Both Lower Cambrian and Lower Silurian shale are typical of oil-prone kerogen and siliceous composition, but differ in thermal maturities with 3.56% Ro and 2.31% Ro, respectively. In this paper, pore characteristics were explored between these two shales. All samples were studied by a combination of organic geochemistry, x-ray diffraction, N2 adsorption, helium porosity, and focused ion beam milling and scanning electron microscopy. In particular, N2 adsorption of isolated OM was conducted to compare physical properties of OM-hosted pores, and fractal dimension was exploited to analyze morphologic characteristics of pores.

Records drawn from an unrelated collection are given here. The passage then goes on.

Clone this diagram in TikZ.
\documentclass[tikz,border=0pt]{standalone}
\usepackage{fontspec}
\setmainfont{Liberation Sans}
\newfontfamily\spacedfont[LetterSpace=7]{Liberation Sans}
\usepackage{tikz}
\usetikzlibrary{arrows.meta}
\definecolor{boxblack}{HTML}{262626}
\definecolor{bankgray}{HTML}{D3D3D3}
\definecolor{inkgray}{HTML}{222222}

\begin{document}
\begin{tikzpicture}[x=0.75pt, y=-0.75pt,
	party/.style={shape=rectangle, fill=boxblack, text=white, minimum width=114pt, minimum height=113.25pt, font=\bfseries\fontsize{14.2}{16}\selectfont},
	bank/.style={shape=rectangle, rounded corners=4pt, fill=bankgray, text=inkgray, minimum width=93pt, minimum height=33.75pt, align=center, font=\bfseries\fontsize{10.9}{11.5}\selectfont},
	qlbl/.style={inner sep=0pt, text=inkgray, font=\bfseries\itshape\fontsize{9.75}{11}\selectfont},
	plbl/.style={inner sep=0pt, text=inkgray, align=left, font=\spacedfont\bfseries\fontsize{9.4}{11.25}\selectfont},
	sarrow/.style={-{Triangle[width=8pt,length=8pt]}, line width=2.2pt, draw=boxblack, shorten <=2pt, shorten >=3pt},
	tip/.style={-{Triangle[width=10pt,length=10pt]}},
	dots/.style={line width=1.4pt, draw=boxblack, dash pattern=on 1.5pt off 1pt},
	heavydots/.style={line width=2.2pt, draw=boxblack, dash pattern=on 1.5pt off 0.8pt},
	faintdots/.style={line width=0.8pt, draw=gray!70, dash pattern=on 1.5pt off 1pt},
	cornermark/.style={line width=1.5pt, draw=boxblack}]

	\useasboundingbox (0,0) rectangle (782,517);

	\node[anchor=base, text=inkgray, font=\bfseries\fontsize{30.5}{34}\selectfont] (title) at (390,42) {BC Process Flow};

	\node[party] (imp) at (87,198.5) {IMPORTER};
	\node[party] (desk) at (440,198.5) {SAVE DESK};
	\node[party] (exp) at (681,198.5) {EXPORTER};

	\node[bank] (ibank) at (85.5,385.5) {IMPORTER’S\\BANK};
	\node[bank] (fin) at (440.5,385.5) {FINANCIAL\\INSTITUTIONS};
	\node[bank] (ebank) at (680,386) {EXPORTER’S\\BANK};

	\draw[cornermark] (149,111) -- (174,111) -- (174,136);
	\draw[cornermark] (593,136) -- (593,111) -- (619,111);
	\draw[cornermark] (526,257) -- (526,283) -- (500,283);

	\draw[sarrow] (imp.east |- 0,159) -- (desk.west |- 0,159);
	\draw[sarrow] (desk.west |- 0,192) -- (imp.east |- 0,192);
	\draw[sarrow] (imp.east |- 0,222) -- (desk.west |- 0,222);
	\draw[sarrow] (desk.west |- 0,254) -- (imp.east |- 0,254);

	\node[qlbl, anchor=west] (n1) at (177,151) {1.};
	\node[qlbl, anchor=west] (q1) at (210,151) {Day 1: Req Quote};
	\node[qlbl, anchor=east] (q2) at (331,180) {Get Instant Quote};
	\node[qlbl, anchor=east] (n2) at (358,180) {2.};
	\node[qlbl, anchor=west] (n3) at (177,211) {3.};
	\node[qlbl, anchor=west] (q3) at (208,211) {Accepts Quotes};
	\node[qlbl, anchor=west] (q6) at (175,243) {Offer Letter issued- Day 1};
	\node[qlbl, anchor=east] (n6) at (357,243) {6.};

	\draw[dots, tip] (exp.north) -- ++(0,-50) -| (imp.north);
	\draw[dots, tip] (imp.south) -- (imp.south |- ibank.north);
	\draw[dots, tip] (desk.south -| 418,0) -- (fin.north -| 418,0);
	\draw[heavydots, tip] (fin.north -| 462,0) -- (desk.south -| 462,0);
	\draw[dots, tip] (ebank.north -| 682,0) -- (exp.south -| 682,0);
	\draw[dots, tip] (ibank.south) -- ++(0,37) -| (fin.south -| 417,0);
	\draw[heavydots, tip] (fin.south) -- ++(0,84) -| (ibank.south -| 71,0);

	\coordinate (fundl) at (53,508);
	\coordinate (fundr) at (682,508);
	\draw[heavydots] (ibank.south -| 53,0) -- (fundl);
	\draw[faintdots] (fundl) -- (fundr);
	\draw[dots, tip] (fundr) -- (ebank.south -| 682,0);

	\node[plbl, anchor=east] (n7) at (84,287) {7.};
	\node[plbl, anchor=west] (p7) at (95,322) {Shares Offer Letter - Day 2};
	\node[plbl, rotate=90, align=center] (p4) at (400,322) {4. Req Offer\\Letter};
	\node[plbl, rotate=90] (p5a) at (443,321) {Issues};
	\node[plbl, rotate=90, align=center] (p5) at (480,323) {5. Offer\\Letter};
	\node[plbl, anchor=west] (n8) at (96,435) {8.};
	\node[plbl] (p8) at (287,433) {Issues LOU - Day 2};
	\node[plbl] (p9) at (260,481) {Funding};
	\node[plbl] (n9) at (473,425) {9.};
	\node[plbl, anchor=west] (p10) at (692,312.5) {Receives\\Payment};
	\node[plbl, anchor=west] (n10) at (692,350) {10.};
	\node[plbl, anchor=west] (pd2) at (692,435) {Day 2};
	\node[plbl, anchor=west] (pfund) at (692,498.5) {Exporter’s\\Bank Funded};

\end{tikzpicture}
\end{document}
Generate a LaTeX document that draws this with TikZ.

N2 adsorption indicated that the Lower Silurian shale presented superior pore characteristics than the Lower Cambrian shale, in terms of pore volume (PV), pore surface area (PSA), and pore diameter. FIB-SEM manifested that pinhole OM-hosted pores and open-ended dissolved pores were primarily in the Lower Cambrian shale, while cellular OM-hosted pores were dominant in the Lower Silurian shale. Statistical and fractal analysis demonstrated that OM, rather than minerals, played a dominant role in pore development in marine shales at late diagenetic or metamorphic epoch. Furthermore, OM-hosted pores were not increased monotonously with increasing thermal maturity, but presented a unimodal trend, peaking at 2.8% Ro. PV (PSA) of isolated OM in the Lower Silurian shale was approximately 6.6 (4.3) times higher than that in the Lower Cambrian shale. With similar matrix basics and distinctive pore features, a comparison of these two marine shales markedly emphasizes the impact of thermal maturity on the state of OM-hosted pores.